Of course, since the story is so long, it can't all fit on the front page. Most people, it is well known, don't read past the jump, especially when, as in this case, the rest of the story is on an inside page of a completely different section of the newspaper. So the last thing that most people will read of the story is this:
But what do we do with this information — this 2,752, down from 2,792? Do we grieve less? Are we happy? What does it mean?
"The question is, does it make it any less tragic?" said Jonathan Greenspun, the commissioner of the
Five questions, no answers. One assumes that Greenspun goes on to answer his own question, but many of us will provide our own answers – mine would be "yes, about 0.18% less tragic, assuming that the degree of tragedy is proportional to the log of the number of victims".
By that point, we're 268 words into the story – more than enough space to put the whole thing on the front page if you're anybody but the New York Times. But given all that extra space, the writer, Dan Barry, actually contrives to add literary ambiguity to a very simple story. Look at that first sentence again: "the number of people killed in the World Trade Center disaster dropped by 40".
This is the kind of reporting you'd never find in the business section. If the US government thought that the economy grew at 2% in 2002 and then gets new data showing that in fact the real figure is 1%, you'd never find the Times saying that "the 2002 US growth rate fell to 1% from 2%". But in order to accommodate Barry's extravagant riffs, the front page is perfectly happy making it sound as if the number of people killed that day has actually changed.

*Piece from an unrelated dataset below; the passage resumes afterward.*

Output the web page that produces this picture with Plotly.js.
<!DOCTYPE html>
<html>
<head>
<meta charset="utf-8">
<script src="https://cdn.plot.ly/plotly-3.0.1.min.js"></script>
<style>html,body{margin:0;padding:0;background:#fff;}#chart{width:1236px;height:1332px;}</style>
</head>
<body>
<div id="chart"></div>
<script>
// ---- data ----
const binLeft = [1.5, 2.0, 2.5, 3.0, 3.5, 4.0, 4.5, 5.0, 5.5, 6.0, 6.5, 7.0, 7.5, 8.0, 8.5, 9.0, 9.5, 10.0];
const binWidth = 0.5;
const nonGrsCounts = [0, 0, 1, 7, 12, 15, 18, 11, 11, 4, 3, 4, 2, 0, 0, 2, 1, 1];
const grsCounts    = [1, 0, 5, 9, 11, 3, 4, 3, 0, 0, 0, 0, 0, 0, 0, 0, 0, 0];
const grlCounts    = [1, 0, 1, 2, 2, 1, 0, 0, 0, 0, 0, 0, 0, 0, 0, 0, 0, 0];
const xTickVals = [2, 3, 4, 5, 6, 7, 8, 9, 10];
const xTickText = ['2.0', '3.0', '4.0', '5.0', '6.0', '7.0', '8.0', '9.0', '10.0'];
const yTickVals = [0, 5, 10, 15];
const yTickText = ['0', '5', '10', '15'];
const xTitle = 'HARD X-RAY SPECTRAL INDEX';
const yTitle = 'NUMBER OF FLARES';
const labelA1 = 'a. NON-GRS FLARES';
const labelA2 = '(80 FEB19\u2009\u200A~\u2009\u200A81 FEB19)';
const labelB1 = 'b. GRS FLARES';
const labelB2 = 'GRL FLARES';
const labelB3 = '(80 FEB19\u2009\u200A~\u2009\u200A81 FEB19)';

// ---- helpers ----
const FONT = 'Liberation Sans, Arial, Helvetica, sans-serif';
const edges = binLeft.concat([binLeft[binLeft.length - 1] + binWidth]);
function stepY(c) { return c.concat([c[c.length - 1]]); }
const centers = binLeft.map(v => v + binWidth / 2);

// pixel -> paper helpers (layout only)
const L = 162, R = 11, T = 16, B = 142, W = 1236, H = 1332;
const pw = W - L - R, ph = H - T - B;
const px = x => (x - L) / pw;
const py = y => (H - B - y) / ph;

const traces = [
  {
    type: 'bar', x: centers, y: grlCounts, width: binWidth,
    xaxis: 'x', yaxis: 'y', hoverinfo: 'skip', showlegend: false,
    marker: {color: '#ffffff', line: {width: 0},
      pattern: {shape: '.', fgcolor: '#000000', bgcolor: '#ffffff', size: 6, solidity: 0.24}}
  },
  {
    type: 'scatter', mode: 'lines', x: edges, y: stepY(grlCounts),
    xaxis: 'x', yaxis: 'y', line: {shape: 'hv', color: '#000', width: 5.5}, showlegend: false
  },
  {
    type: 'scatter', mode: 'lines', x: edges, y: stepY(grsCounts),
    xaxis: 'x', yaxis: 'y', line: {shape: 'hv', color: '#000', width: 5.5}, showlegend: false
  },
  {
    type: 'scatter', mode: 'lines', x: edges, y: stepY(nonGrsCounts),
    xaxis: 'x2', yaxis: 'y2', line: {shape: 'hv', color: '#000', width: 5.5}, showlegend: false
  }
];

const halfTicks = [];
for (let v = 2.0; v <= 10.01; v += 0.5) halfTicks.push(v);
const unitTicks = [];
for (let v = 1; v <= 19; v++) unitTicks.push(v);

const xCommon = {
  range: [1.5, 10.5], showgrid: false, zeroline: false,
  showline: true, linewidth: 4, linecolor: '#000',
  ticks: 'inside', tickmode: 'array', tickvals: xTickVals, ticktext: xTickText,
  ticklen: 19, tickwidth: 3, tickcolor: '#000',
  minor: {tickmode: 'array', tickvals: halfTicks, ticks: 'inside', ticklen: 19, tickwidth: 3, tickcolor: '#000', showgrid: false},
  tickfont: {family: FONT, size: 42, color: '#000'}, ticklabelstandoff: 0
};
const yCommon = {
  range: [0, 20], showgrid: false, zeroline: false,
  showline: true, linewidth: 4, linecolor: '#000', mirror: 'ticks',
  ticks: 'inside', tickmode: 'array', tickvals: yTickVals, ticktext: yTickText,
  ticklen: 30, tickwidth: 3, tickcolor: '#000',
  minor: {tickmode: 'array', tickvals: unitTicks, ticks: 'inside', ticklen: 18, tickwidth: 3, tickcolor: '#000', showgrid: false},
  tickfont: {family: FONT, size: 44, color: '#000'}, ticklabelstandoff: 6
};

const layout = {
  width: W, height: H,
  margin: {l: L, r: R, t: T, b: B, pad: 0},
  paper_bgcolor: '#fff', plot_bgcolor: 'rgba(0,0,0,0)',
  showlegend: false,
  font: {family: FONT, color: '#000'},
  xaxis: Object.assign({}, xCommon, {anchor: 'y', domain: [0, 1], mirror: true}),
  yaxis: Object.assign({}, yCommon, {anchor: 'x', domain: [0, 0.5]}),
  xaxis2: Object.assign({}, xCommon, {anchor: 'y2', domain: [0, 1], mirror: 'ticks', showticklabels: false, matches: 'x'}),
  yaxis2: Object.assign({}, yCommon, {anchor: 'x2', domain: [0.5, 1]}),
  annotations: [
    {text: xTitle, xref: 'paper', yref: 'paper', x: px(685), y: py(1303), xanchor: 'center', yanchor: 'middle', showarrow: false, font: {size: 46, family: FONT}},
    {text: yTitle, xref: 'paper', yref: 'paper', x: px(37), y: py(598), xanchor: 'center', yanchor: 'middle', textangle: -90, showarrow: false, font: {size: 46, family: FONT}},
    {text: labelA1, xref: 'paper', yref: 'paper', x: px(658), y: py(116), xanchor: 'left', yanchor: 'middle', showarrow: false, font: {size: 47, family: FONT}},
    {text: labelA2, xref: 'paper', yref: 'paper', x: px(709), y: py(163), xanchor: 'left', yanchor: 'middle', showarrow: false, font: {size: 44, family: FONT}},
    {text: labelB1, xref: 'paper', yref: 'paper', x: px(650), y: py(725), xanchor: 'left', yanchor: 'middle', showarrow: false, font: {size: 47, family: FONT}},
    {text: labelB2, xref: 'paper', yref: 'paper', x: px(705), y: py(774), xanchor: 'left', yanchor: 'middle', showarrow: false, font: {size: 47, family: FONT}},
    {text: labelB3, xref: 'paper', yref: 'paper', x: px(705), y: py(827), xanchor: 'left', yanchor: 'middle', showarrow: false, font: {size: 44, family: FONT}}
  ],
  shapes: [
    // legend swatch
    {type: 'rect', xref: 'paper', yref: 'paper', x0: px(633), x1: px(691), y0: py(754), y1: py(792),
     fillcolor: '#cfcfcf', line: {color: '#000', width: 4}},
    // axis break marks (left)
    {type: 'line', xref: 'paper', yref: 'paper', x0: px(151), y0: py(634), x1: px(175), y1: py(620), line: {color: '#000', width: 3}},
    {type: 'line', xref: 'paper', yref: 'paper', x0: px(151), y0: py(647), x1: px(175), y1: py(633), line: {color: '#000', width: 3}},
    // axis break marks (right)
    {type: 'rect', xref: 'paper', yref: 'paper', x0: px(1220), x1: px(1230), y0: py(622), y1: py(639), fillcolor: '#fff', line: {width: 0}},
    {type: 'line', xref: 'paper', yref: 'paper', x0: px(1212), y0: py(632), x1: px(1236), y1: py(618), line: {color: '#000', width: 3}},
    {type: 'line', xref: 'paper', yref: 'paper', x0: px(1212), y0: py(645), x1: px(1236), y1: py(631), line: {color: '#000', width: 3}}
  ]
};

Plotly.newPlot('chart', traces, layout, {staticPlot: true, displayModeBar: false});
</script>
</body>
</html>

What's more, Barry is a lazy writer. Most accounts of September 11 start off with a description of the beautiful cloudless sunny day that morning, and so today we have to slog our way through suns inching across equally cloudless skies. It's a completely random and pointless way to begin a feature; it has no place whatsoever in a news article.

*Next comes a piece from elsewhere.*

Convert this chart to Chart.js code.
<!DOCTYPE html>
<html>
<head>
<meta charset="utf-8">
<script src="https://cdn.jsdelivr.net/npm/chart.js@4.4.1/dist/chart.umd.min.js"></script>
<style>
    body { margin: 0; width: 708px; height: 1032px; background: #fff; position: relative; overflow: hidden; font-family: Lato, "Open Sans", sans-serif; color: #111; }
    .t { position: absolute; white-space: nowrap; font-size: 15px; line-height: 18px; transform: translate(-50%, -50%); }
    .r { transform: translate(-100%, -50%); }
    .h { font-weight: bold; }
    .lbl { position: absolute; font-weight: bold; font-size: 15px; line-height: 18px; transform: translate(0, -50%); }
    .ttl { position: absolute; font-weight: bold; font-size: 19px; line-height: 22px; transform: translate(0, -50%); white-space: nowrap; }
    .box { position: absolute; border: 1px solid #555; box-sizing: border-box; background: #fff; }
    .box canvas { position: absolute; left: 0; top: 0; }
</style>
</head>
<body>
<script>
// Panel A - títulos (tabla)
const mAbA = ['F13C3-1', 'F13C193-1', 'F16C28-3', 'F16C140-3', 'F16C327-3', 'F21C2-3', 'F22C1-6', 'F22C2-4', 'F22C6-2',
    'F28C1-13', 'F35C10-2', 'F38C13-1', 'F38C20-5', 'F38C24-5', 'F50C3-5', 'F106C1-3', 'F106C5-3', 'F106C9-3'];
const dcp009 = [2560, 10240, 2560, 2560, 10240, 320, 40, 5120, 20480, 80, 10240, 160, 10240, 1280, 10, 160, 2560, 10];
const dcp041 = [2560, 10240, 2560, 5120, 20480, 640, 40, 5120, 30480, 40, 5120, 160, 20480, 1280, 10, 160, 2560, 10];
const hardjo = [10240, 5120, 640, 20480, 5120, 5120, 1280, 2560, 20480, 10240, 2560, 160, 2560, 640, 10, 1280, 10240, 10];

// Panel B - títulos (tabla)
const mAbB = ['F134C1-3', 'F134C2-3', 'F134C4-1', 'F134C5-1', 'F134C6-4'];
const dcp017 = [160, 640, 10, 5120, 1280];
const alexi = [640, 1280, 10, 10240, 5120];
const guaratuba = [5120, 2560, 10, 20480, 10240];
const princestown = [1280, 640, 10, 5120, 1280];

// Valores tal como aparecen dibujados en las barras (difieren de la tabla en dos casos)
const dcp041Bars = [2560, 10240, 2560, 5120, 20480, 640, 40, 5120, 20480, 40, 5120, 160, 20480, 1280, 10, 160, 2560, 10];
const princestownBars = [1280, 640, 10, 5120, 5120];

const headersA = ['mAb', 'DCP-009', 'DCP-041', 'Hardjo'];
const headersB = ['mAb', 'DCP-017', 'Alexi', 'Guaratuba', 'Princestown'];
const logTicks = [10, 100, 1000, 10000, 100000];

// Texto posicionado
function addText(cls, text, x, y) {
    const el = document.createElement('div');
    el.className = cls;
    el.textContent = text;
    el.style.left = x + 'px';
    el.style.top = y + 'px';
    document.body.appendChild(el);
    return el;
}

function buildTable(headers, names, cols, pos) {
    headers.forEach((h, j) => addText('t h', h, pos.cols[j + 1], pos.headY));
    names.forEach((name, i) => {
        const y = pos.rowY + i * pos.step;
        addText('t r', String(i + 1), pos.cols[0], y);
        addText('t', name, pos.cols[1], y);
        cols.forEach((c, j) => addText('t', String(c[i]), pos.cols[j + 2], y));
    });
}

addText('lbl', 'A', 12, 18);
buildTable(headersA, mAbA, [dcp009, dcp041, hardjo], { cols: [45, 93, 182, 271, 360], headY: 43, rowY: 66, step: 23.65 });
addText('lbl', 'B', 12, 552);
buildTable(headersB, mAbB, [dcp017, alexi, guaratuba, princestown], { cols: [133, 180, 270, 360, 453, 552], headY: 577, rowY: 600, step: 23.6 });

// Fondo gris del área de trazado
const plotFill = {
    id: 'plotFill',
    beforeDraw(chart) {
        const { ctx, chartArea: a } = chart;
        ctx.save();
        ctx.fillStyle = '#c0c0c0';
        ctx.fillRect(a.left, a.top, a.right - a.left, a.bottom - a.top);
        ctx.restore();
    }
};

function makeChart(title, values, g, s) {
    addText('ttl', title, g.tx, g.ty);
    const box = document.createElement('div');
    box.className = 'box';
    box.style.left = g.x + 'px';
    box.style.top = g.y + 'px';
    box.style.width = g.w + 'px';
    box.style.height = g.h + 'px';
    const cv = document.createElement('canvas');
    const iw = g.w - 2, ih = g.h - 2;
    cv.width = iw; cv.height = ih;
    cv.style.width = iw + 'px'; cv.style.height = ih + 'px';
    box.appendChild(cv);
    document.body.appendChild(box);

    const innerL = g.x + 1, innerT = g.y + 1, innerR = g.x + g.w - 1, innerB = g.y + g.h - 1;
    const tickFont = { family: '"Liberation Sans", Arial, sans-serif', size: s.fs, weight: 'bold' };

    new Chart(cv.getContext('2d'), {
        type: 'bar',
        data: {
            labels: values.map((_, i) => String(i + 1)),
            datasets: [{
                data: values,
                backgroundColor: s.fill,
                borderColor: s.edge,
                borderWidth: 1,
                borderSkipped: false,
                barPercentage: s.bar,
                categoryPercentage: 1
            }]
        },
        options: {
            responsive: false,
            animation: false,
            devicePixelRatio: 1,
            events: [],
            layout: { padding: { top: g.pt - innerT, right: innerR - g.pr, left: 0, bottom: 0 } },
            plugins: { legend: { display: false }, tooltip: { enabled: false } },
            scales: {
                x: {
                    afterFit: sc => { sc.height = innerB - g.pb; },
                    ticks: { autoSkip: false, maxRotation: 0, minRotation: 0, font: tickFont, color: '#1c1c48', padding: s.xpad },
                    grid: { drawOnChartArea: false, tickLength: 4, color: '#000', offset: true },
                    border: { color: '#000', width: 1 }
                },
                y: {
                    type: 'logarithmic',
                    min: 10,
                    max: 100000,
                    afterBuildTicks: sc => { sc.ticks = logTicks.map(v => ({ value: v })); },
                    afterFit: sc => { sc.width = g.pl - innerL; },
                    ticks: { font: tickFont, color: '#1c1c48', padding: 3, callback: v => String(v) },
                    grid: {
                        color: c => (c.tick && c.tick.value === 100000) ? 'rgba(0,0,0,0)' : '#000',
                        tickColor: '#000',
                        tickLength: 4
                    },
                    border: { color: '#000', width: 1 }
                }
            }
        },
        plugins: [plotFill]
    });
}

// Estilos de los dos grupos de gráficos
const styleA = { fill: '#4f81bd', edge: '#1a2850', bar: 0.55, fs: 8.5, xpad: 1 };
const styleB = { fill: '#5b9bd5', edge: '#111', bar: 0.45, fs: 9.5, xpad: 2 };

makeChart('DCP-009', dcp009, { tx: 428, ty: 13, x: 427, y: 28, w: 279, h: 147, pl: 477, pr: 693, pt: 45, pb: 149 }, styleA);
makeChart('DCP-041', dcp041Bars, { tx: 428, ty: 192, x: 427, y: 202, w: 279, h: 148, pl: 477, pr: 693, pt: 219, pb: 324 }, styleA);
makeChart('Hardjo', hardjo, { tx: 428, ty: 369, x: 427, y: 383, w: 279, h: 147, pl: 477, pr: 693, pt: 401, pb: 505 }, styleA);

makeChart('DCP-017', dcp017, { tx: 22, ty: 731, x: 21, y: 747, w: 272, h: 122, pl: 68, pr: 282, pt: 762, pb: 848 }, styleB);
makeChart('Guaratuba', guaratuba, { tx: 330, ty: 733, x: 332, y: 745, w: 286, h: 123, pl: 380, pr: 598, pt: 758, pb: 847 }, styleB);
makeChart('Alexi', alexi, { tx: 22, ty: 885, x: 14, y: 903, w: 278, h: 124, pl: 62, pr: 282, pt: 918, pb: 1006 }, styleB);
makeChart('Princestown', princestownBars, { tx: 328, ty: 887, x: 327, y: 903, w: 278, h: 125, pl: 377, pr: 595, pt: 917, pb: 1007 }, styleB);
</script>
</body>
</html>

This week, the Times appointed its first ombudsman, Daniel Okrent. Speaking to the New York Observer, Okrent said that "I’m not going by whether those people are good journalists, whether they write well." This, I am sure, is a failing, and I would urge Okrent to change his mind.
If Okrent takes his job description this narrowly, he will end up skirting some of the most important questions about how journalism is practiced at the New York Times. At the moment, it is clear, there is very much a culture of overwriting front-page stories. Since a byline on A1 is a key sign of success at any newspaper, there's a strong incentive to follow in the footsteps of Bragg and Blair, writing stories which read like cheap literature rather than simply giving us the who what when why where how. It is that incentive, and not opinions finding their way into news stories, which is the real threat to journalism at the New York Times.
Posted by Felix at 23:02 EST
Comments
And the NY Times adds insult to its journalistic injury of literaturizing the news by including obvious (to many people) political slant.
Here is my impression of an example:
Baghdad: The stillness of the morning was still baking when the marketplace was interrupted by another ambush against the imperialistic U.S. troops.
Posted by: Steve at 9:21 EST, October 30, 2003
great post, felix. well done, top notch, et cetera et cetera. though my praise may sound glib, you seriously threw together an excellent sampling of the editorial slant of this coverage. my fave quote from the times: ""The fewer the better, perhaps; the fewer the better."
i'm not kidding when i say i laughed out loud for many many seconds.
the repeating of the first clause reads like some wizened tribal elder commenting on the sad end to some long long war. i can practically see the "fade into sunset" which follows the line-reading.
Posted by: jean-paul tremblay at 14:41 EST, October 30, 2003
Now THAT is a blog post.
Posted by: stefan at 8:04 EST, October 31, 2003
While you're at it, could you also get them to fire the headline writers and whoever it was on the editorial page who endorsed the Boston Red Sox against the Yanks? Thanks.